**Exercise details**
Only the lines from the start of the data through the line containing "DELTA = ['Liberation" should be written out, exactly as they are, with both ends included and the pictures left out.

**Task inputs**
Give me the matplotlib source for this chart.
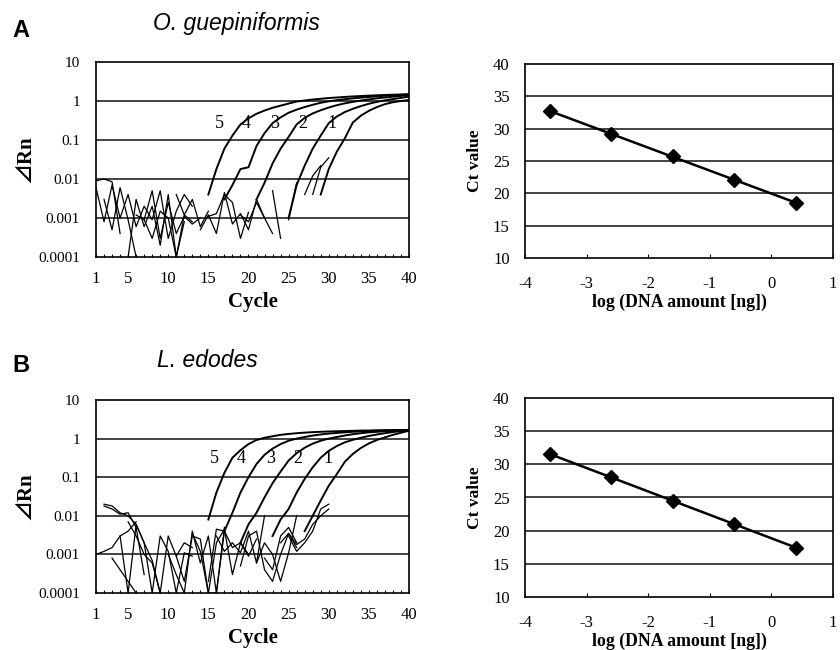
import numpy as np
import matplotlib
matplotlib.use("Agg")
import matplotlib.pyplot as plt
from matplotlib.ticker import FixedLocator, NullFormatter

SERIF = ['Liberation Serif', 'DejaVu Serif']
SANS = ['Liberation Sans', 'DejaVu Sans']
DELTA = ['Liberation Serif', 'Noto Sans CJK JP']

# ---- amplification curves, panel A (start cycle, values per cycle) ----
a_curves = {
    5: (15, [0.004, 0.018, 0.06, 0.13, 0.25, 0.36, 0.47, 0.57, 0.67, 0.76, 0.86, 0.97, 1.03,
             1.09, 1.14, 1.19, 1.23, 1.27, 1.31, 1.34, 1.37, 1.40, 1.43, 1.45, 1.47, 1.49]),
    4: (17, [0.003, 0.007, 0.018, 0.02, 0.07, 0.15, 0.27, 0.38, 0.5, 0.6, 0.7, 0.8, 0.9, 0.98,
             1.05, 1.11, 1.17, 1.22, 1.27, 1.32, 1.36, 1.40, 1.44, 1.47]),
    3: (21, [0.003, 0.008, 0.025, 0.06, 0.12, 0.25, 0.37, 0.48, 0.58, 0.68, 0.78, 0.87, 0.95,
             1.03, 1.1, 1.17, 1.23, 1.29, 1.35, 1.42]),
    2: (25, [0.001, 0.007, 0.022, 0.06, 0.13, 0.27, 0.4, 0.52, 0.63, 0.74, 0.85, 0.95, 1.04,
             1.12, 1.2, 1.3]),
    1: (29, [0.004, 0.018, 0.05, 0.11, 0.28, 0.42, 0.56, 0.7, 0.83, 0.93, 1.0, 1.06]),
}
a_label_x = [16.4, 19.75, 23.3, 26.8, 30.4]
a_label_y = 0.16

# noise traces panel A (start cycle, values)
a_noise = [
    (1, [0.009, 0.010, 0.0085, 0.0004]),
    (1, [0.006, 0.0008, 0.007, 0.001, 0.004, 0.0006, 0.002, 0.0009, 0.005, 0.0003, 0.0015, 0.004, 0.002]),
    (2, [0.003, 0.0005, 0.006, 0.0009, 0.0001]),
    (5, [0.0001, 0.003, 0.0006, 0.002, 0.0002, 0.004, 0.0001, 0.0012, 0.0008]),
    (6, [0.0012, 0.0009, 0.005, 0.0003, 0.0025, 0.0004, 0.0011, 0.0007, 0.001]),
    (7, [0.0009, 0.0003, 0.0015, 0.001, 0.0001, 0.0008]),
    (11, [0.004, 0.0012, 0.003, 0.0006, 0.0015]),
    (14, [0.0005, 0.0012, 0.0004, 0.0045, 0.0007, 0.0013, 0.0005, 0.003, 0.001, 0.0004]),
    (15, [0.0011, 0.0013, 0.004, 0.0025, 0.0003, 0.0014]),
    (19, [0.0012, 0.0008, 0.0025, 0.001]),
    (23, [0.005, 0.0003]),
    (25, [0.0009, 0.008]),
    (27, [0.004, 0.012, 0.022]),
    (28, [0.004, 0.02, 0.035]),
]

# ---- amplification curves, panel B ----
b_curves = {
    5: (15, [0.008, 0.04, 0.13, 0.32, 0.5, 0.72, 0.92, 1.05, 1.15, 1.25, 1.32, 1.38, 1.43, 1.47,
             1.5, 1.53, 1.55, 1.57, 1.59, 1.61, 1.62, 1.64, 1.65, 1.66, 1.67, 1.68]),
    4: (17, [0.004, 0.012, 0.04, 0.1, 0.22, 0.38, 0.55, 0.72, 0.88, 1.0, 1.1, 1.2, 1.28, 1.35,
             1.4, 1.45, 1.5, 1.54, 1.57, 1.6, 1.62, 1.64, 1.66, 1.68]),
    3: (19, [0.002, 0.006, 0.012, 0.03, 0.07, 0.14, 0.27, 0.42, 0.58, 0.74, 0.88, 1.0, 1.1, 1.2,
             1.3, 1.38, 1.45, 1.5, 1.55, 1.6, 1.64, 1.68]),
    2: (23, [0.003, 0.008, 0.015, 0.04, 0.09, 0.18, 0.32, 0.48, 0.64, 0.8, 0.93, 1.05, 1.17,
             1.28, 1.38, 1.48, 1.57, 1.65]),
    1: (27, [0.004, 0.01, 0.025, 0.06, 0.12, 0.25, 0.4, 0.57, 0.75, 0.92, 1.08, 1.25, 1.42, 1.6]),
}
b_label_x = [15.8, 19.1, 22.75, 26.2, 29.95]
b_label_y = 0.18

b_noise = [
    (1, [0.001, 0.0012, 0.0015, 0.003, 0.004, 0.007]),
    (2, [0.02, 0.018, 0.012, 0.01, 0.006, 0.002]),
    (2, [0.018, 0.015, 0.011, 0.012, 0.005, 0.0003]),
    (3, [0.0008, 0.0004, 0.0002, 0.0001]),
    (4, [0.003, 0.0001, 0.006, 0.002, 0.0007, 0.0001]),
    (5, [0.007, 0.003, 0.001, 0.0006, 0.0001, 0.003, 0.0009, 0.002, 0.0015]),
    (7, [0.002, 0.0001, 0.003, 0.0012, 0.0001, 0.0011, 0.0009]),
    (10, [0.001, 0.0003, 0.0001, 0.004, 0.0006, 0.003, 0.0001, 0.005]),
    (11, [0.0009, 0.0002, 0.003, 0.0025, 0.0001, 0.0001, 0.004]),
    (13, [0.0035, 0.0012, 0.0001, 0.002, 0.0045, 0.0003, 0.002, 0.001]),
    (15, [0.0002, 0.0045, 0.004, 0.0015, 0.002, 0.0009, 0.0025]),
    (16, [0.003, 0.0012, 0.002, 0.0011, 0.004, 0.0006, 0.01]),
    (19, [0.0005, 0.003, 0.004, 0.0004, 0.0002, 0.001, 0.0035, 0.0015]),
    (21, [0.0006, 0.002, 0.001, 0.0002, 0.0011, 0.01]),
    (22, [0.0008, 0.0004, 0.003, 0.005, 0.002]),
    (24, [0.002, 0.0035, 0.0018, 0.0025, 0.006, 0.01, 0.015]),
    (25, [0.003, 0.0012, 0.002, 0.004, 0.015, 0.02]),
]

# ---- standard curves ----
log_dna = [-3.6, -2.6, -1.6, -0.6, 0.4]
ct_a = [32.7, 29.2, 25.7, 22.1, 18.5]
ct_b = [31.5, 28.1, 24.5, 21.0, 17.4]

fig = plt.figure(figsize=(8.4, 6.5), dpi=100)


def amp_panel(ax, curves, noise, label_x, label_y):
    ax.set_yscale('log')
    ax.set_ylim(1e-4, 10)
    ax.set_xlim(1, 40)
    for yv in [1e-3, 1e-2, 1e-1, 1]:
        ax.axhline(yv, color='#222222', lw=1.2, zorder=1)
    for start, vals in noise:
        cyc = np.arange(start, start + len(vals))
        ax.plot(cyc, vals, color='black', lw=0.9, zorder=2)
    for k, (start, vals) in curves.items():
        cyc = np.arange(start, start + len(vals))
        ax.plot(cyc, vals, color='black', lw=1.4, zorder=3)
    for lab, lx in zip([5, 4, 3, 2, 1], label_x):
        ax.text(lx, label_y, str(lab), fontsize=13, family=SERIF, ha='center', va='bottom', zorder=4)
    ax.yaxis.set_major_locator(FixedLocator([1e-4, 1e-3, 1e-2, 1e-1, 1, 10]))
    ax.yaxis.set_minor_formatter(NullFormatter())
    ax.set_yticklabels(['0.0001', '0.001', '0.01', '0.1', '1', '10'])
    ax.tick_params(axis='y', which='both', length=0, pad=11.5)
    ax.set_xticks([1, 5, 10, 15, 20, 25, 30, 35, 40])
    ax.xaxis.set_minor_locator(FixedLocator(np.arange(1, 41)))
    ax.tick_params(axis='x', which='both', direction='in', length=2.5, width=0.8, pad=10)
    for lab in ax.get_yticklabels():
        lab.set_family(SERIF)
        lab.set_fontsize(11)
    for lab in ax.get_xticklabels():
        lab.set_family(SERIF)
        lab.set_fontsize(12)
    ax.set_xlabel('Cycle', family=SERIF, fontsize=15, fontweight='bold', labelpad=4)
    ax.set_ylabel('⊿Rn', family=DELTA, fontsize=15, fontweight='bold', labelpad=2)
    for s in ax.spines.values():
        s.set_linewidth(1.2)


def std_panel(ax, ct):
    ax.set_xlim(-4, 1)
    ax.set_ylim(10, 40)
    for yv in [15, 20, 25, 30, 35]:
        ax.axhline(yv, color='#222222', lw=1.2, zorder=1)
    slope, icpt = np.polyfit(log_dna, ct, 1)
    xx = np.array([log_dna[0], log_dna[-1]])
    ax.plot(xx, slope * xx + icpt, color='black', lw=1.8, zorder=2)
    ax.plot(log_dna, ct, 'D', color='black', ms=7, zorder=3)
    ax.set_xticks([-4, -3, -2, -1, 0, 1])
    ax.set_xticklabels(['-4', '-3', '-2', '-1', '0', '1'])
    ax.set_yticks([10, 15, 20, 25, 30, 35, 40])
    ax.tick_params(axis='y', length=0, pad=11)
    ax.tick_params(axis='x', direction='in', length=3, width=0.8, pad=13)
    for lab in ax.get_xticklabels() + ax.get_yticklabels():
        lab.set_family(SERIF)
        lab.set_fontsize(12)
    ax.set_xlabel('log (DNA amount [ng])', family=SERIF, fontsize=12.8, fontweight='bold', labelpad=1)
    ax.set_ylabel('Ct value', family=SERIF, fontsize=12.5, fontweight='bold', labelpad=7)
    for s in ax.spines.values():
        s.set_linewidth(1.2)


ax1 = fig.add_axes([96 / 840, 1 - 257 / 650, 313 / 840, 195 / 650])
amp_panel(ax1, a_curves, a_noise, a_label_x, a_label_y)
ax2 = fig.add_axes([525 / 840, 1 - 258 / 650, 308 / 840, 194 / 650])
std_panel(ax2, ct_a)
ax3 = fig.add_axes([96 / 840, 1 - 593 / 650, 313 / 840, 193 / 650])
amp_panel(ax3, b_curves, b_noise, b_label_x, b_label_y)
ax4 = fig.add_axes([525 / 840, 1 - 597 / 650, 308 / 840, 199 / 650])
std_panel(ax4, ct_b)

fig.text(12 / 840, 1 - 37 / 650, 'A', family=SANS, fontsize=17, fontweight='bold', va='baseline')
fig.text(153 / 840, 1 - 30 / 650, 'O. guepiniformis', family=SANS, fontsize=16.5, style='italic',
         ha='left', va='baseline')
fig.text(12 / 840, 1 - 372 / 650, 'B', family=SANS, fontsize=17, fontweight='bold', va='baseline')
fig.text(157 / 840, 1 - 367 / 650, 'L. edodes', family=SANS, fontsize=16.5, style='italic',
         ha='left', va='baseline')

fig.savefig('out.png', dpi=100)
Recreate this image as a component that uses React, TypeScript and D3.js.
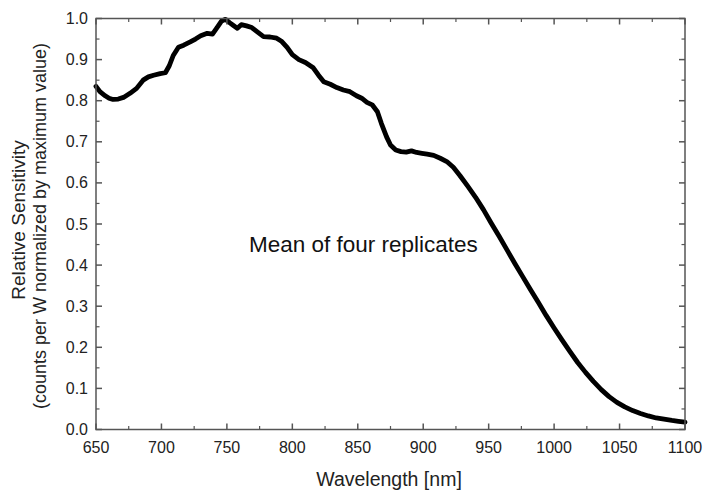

**Response to this exercise**
Give me the matplotlib source for this chart.
import numpy as np
import matplotlib
matplotlib.use("Agg")
import matplotlib.pyplot as plt
from matplotlib.ticker import FixedLocator, NullFormatter

SERIF = ['Liberation Serif', 'DejaVu Serif']
SANS = ['Liberation Sans', 'DejaVu Sans']
DELTA = ['Liberation Serif', 'Noto Sans CJK JP']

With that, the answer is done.